Friday, October 17, 2008

Shannon and the tourist tax

Ryanair today have issued a warning in the strongest possible terms regarding the impact of the travel tax introduced in the budget. Prior to Finance Minister Brian Lenihan's budget on Tuesday, Ryanair had already sounded the first words of warning on the possible effects of such a measure.
The airline has confirmed that that it is seeking an urgent meeting with the Minister for Transport to discuss the impact of the tax on Shannon airport where the average Ryanair fare will more than double. Whilst stating that Ryanair is not opposed to the travel tax in principle - it will effect less than 15% of their passengers - the airline has called for the 
restructuring of the tax.
Among the changes to the tax structure proposed by Ryanair are the alignment of the tax with the total fare paid. They point out that a business class passenger paying a €3,000 transatlantic fare will pay the same €10 tax as a cash strapped leisure traveller on a €10 fare.
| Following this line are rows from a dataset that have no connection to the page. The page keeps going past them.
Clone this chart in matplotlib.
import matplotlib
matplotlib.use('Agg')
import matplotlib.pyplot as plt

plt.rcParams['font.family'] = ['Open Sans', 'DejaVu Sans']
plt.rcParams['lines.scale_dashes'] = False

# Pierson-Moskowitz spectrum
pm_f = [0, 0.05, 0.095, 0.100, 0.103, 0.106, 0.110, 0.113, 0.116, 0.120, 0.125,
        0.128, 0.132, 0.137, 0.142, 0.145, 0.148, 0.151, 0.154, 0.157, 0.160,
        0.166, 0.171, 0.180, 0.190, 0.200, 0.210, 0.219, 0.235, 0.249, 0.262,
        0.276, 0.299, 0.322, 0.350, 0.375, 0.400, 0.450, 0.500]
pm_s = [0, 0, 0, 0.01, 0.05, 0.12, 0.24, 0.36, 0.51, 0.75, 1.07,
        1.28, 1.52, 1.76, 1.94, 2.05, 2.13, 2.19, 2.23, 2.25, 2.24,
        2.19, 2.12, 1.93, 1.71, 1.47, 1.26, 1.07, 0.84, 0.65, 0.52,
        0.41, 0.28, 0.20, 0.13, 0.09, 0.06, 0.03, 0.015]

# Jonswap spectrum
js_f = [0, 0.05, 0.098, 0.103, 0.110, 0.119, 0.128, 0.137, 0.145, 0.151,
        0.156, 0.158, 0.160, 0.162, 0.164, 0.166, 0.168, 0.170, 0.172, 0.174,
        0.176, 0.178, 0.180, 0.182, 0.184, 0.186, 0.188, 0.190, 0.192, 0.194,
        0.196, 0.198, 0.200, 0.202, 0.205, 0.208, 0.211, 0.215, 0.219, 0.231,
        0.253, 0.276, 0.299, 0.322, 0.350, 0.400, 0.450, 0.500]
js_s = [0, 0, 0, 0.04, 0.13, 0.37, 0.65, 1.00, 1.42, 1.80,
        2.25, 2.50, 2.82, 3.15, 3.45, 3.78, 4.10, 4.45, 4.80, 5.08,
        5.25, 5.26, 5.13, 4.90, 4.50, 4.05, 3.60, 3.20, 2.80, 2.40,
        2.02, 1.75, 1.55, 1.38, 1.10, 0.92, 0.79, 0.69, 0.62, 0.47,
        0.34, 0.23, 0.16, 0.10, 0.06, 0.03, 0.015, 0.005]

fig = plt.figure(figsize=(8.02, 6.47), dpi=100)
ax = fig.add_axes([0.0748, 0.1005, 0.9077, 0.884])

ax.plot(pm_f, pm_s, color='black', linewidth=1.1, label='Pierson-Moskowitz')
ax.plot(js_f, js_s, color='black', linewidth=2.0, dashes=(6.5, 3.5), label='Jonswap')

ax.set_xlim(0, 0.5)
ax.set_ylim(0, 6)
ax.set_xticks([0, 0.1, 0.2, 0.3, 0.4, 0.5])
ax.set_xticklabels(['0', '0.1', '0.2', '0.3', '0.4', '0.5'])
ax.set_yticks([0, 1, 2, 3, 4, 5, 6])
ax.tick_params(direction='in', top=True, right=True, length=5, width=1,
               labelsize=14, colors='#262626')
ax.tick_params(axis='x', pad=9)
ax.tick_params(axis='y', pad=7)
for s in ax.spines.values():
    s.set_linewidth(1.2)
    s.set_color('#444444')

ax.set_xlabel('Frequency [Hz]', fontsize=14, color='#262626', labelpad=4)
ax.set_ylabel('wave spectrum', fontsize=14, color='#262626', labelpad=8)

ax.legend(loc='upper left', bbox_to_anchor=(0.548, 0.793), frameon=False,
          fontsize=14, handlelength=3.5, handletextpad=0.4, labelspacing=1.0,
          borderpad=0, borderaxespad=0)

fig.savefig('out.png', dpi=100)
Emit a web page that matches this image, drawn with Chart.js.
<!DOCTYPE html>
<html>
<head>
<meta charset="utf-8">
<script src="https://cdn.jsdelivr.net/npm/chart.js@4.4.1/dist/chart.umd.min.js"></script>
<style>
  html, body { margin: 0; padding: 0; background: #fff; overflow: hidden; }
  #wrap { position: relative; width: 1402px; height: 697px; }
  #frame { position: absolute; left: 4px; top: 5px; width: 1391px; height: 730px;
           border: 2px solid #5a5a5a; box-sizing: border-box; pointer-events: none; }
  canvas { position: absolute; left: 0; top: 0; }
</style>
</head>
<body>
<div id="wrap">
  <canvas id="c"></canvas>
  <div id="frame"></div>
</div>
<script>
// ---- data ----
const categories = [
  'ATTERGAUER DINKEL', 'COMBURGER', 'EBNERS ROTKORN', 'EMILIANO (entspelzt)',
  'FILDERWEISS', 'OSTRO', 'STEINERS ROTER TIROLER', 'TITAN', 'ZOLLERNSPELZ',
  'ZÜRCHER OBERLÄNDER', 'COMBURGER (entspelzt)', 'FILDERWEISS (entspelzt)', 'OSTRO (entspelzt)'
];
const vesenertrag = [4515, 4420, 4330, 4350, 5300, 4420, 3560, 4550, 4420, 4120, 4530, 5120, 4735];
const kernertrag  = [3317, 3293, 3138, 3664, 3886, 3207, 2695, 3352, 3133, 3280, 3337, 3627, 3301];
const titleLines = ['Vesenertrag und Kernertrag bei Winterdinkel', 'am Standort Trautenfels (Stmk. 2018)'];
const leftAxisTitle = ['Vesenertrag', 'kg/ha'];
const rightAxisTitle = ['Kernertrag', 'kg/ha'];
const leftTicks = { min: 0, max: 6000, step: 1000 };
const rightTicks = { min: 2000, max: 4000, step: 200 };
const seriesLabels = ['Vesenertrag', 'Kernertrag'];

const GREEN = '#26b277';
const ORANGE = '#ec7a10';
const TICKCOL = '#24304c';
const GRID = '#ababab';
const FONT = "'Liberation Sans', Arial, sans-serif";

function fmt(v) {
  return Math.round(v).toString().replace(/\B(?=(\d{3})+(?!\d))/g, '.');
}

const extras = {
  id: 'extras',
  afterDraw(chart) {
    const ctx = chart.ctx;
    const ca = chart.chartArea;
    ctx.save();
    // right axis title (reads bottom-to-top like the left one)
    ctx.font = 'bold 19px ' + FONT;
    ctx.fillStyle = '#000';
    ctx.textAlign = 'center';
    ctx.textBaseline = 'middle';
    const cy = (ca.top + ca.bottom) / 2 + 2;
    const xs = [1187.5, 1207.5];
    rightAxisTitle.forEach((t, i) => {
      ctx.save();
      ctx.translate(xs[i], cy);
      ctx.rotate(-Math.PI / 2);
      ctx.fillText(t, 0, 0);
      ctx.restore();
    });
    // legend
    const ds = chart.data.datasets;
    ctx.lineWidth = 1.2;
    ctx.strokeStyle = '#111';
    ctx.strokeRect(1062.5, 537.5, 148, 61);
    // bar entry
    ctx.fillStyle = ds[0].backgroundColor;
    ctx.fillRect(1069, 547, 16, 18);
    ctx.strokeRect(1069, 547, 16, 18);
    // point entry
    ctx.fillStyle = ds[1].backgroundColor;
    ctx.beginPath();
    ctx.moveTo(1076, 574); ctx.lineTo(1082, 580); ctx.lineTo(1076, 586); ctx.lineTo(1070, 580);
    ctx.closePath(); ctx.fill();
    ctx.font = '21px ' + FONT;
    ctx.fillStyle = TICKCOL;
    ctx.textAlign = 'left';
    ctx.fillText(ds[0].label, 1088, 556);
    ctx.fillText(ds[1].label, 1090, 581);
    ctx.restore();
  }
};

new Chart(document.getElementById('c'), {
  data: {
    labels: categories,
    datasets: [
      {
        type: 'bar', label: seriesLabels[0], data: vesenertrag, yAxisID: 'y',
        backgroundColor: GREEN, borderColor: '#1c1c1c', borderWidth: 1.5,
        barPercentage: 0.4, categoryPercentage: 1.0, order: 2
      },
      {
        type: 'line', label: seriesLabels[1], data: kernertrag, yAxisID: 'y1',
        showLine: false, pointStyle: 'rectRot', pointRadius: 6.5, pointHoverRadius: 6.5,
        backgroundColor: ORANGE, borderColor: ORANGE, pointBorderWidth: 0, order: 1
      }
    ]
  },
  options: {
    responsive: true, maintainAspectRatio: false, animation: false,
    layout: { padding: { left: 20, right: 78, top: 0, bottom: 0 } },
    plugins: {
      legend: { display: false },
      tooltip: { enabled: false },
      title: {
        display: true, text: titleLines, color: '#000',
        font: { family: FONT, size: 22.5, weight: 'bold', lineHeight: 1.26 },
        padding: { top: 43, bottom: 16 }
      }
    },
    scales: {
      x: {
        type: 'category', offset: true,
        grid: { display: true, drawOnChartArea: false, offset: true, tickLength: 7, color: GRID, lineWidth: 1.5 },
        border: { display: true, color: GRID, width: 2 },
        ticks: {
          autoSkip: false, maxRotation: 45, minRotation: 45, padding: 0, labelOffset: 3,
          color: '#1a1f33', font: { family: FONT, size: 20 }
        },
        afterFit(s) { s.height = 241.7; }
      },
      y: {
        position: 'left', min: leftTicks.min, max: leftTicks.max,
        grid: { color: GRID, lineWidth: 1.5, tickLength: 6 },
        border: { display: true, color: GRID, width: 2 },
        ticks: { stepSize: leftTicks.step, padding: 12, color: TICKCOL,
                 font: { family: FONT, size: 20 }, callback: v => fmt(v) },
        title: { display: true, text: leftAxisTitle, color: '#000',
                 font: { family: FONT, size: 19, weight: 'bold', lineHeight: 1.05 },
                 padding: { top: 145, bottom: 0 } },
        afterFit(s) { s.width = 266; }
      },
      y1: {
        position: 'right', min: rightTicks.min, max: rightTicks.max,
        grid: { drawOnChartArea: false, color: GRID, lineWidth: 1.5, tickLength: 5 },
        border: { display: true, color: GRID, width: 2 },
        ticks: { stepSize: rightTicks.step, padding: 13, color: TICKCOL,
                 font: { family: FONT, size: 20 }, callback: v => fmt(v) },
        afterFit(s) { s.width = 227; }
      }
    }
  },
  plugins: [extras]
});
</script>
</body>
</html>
Ryanair has also confirmed that they will now enter into discussions with Shannon Airport Authority about the future viability of their 2 million passenger base there. The statement also indicates for the first time the fact that their operation in Shannon makes money in the summer but not the winter.
Whilst CEO Michael O'Leary is a master of hyperbole, his comments today on the future of Shannon are stark even by his standards - 
“Our greatest concern is the devastation this regressive tax will have on our Shannon base, which we have grown to almost 2 million passengers annually over the past 5 years, but at average fares which are less than €10 during the Winter, this Government is insane if it thinks these price sensitive passengers will pay a tax rate of over 100%. If this tourism tax isn’t changed, there will be tumbleweed rolling down the runway at Shannon Airport next Winter (‘09/’10), but it is nothing more than this Government will deserve for this crazy decision to tax the tourism industry at a time of recession."
“The small revenues which this tourism tax can generate can easily be obtained by reducing spending such as cancelling the absurd waste of PSO subsidies (under which business people are subsidised to the tune of €100 per ticket on unsustainable domestic routes) or closing Failte Ireland which will save more than €150m annually for the Government by scrapping a body that doesn’t deliver one additional visitor into this country."
As the Ryanair fleet replacement program continues, aircraft with the smaller titles are becoming fewer, but are fewer Ryanair aircraft going to be seen in Shannon as a result of the Irish government's travel tax ? EI-DAG on approach to Runway 24.